### TASK DETAILS
Write out again exactly the lines from the one containing "Give me the D3.js source for this chart." through the one containing "const y = d3.scaleLinear().domain([0, 600]).range([0, -875]);", both included, and omit the pictures.

### EXERCISE DATA
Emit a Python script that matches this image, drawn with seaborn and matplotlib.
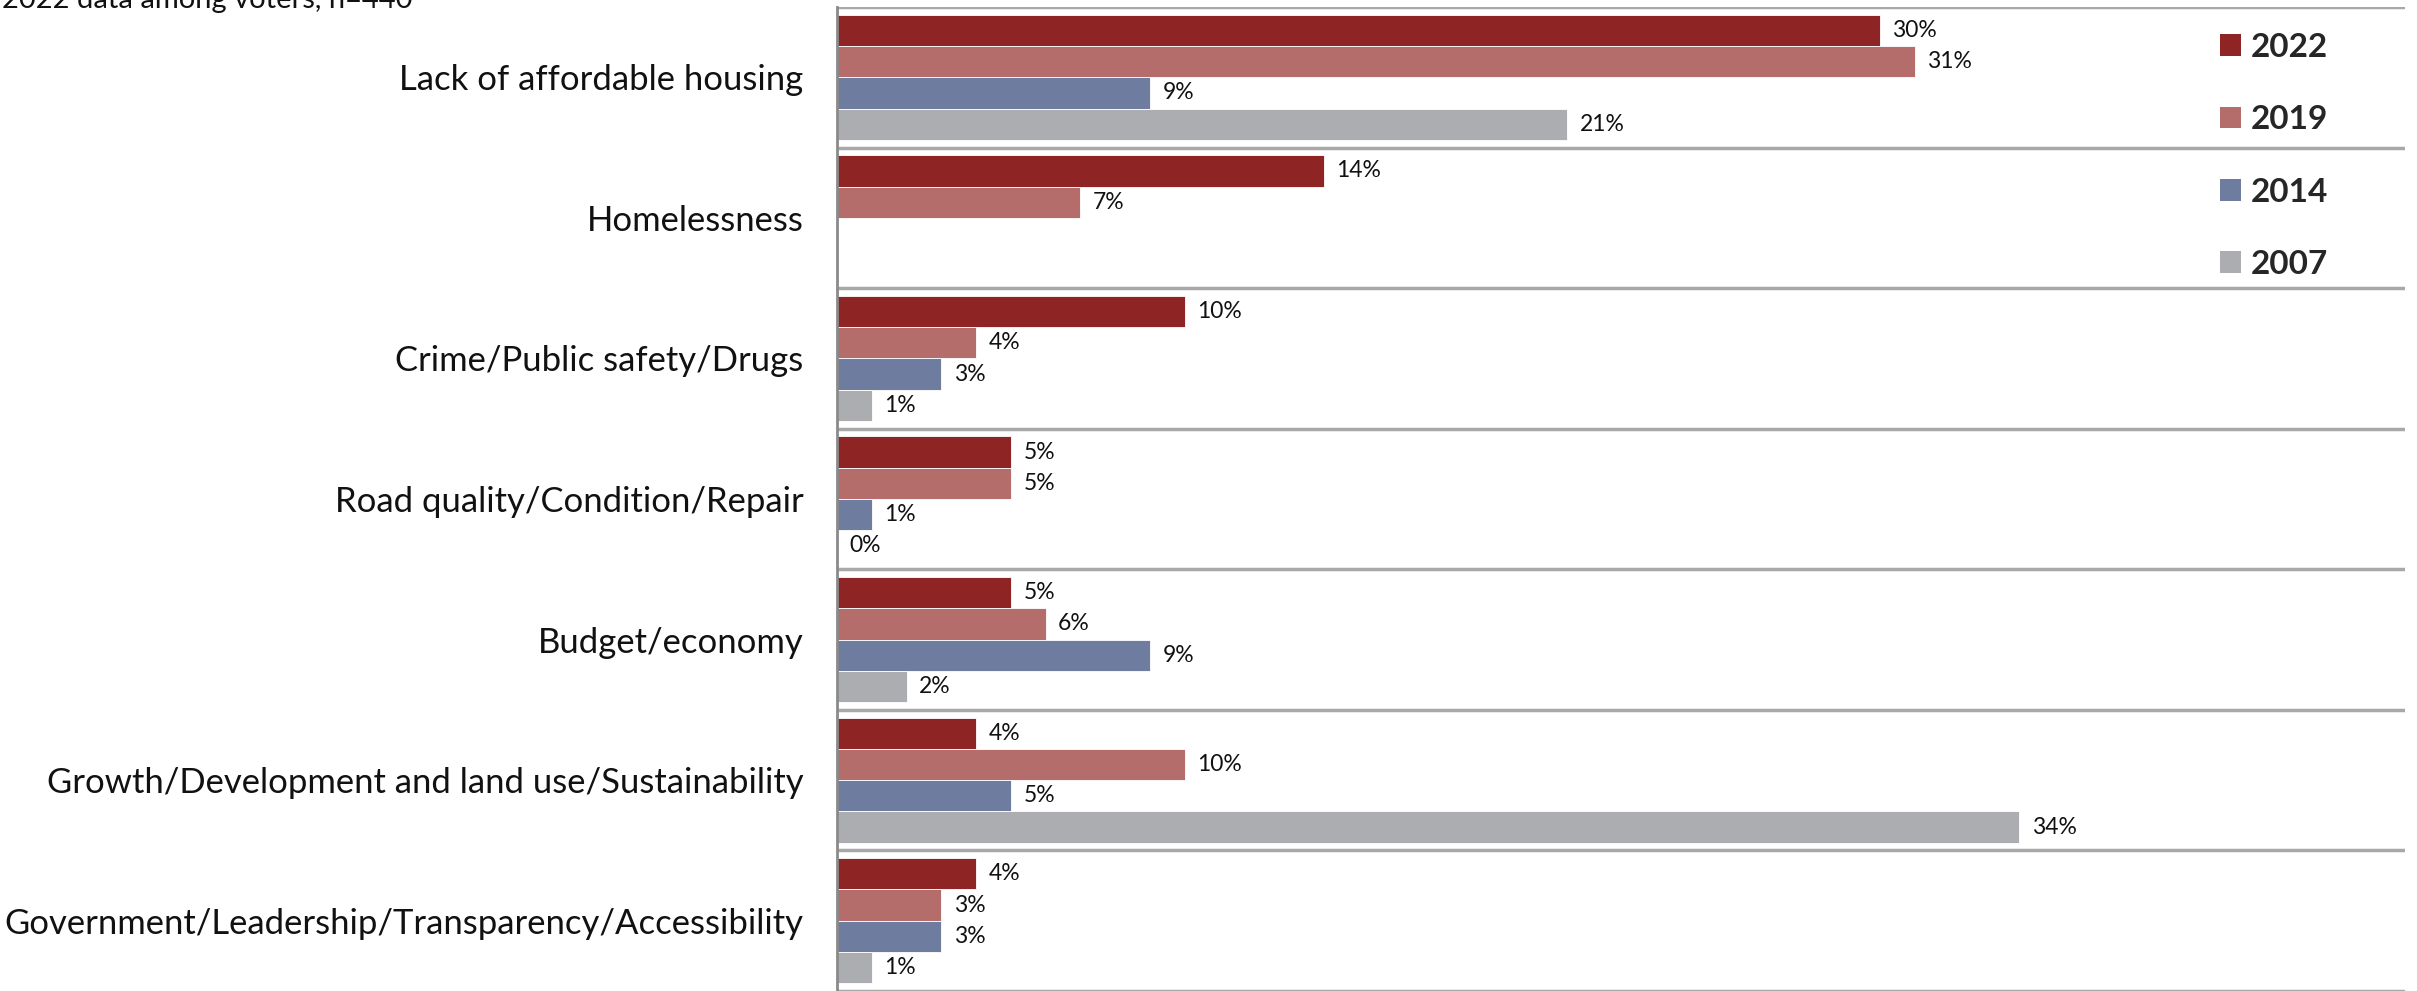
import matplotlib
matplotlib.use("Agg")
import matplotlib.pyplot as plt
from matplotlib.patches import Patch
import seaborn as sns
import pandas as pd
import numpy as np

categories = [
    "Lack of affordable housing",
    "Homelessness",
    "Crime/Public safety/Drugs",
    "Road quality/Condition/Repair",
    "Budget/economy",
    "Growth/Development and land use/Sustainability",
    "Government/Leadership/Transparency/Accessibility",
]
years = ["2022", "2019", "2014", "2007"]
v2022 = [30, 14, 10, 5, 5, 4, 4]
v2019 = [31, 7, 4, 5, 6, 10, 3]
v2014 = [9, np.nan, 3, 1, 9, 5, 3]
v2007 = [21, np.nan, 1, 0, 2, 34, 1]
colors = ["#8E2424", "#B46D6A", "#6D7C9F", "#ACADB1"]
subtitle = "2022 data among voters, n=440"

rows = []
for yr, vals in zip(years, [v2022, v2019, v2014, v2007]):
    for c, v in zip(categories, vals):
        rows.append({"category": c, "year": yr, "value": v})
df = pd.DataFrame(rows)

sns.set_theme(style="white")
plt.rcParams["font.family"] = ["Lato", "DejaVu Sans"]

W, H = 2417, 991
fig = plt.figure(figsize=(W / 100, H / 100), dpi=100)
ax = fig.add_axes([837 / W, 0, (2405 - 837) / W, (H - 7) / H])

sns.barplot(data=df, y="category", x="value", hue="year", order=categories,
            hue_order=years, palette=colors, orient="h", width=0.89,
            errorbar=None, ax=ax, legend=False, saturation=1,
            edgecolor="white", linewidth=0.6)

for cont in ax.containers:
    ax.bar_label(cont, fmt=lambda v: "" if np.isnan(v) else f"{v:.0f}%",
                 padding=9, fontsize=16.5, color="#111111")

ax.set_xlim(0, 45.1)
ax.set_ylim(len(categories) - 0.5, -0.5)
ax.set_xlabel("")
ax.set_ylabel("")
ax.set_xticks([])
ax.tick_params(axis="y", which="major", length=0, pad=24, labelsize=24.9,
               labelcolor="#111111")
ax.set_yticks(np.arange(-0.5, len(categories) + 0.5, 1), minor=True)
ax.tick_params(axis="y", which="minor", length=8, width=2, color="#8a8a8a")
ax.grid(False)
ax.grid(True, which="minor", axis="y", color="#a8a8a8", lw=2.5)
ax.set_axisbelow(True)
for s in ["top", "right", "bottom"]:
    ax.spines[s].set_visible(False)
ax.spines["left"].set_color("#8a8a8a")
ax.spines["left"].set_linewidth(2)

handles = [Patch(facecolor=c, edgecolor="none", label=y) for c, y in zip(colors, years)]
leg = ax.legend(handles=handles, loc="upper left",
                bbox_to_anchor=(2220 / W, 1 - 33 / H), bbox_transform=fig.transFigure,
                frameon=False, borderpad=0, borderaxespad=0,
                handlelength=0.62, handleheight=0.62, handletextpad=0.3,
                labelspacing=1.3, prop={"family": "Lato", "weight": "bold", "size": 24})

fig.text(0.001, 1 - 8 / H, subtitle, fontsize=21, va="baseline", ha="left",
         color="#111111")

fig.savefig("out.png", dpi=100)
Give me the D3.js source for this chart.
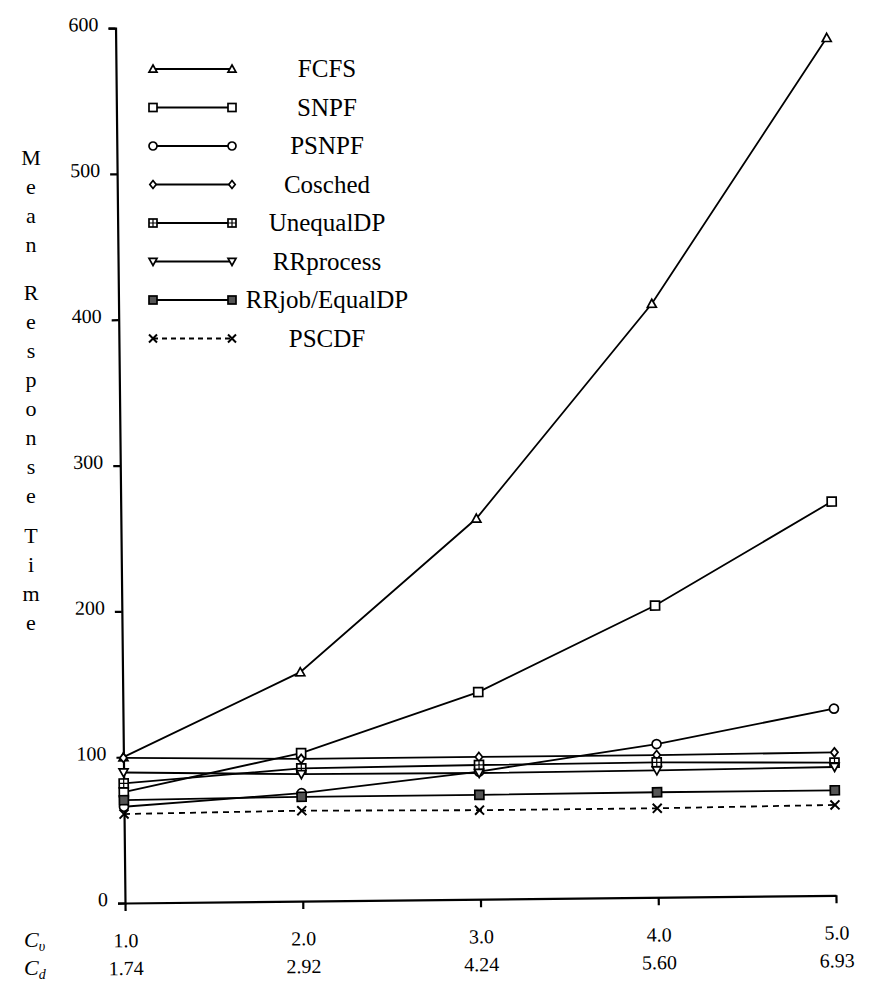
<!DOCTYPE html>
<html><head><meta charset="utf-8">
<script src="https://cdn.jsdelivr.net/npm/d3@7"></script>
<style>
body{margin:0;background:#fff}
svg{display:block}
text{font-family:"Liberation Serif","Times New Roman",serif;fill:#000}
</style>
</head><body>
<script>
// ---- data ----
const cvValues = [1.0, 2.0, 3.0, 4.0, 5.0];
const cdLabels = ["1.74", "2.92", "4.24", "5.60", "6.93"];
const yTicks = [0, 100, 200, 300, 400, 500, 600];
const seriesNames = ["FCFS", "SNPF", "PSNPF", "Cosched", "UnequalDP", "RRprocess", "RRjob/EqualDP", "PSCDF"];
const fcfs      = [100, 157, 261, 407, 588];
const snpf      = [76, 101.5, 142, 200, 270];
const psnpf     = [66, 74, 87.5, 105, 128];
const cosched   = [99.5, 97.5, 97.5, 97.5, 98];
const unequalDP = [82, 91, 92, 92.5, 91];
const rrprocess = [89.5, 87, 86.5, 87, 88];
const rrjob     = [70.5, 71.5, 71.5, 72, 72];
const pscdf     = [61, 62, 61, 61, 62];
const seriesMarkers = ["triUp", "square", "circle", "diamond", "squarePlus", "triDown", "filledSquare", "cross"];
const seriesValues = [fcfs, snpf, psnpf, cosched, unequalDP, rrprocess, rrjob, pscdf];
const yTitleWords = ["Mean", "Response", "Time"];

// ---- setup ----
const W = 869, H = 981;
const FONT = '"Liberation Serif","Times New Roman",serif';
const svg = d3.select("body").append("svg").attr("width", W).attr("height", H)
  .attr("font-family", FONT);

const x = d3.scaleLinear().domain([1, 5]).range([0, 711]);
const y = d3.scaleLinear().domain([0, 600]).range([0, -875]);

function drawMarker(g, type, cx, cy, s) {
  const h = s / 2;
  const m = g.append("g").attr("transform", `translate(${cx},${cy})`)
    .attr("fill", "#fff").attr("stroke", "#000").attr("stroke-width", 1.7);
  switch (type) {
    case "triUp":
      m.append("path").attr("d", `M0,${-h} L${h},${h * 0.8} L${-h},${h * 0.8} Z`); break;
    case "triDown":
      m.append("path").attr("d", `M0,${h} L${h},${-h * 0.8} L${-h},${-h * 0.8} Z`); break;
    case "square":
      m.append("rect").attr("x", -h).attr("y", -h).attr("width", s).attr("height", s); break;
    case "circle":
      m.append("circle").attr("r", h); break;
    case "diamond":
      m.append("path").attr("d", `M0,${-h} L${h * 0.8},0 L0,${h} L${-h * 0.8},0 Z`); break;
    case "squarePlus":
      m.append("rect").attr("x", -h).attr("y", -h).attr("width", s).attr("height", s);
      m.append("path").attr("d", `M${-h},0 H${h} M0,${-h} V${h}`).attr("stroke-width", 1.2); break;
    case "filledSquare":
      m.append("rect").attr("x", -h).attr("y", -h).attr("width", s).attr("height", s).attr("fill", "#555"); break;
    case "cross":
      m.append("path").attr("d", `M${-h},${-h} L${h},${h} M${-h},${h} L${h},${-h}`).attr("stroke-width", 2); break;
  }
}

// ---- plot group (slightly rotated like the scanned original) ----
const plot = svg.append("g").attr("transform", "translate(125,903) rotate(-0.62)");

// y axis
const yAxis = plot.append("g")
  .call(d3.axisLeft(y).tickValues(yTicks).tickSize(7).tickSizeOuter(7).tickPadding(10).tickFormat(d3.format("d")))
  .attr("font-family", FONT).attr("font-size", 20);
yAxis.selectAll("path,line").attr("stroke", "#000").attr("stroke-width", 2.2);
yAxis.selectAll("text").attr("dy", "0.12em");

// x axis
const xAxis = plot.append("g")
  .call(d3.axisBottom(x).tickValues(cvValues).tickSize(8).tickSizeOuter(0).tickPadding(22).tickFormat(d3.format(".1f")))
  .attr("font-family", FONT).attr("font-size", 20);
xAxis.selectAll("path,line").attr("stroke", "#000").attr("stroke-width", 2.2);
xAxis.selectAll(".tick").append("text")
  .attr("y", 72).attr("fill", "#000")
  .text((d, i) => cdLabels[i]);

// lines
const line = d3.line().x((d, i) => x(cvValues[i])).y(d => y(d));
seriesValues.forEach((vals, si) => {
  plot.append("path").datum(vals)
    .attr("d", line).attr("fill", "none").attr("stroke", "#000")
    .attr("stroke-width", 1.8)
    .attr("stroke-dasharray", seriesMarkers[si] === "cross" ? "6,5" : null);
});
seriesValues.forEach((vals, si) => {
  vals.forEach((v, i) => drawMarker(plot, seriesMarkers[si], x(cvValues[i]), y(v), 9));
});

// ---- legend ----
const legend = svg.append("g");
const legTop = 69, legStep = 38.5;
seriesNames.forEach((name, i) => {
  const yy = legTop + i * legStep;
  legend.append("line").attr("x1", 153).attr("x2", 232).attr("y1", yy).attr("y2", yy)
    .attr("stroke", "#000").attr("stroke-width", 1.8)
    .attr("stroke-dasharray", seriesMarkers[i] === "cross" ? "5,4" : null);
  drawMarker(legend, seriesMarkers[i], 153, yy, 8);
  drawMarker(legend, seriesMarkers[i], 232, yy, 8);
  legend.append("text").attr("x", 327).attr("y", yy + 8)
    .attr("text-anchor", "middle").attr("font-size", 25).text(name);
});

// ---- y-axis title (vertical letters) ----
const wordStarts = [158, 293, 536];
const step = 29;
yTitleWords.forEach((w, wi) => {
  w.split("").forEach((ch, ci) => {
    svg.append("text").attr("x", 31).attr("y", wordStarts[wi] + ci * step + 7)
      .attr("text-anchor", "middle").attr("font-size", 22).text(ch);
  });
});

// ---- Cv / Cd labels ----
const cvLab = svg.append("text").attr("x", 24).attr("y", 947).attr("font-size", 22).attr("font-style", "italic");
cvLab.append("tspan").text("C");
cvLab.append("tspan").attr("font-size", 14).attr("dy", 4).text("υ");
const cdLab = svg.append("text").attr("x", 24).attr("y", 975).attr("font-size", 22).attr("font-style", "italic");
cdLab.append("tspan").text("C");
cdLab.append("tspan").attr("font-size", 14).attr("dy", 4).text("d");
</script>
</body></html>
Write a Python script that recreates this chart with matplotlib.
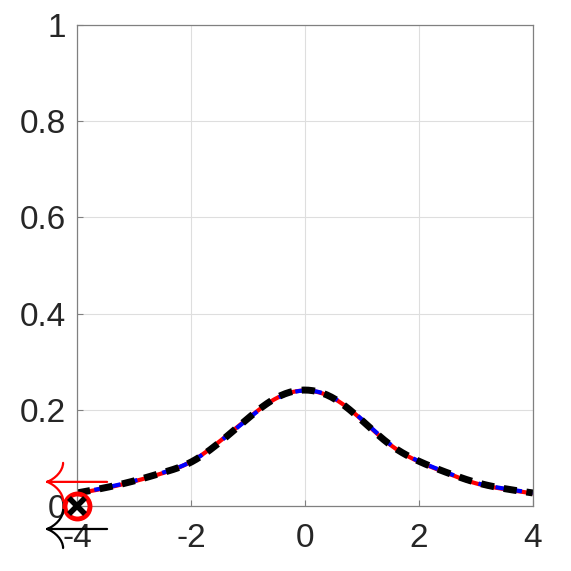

### TASK ANSWER
Give me the D3.js source for this chart.
<!DOCTYPE html>
<html><head><meta charset="utf-8">
<script src="https://cdn.jsdelivr.net/npm/d3@7"></script>
<style>
body{margin:0;background:#fff}
svg{display:block}
text{font-family:"Liberation Serif","Times New Roman",serif;fill:#000}
</style>
</head><body>
<script>
// ---- data ----
const cvValues = [1.0, 2.0, 3.0, 4.0, 5.0];
const cdLabels = ["1.74", "2.92", "4.24", "5.60", "6.93"];
const yTicks = [0, 100, 200, 300, 400, 500, 600];
const seriesNames = ["FCFS", "SNPF", "PSNPF", "Cosched", "UnequalDP", "RRprocess", "RRjob/EqualDP", "PSCDF"];
const fcfs      = [100, 157, 261, 407, 588];
const snpf      = [76, 101.5, 142, 200, 270];
const psnpf     = [66, 74, 87.5, 105, 128];
const cosched   = [99.5, 97.5, 97.5, 97.5, 98];
const unequalDP = [82, 91, 92, 92.5, 91];
const rrprocess = [89.5, 87, 86.5, 87, 88];
const rrjob     = [70.5, 71.5, 71.5, 72, 72];
const pscdf     = [61, 62, 61, 61, 62];
const seriesMarkers = ["triUp", "square", "circle", "diamond", "squarePlus", "triDown", "filledSquare", "cross"];
const seriesValues = [fcfs, snpf, psnpf, cosched, unequalDP, rrprocess, rrjob, pscdf];
const yTitleWords = ["Mean", "Response", "Time"];

// ---- setup ----
const W = 869, H = 981;
const FONT = '"Liberation Serif","Times New Roman",serif';
const svg = d3.select("body").append("svg").attr("width", W).attr("height", H)
  .attr("font-family", FONT);

const x = d3.scaleLinear().domain([1, 5]).range([0, 711]);
const y = d3.scaleLinear().domain([0, 600]).range([0, -875]);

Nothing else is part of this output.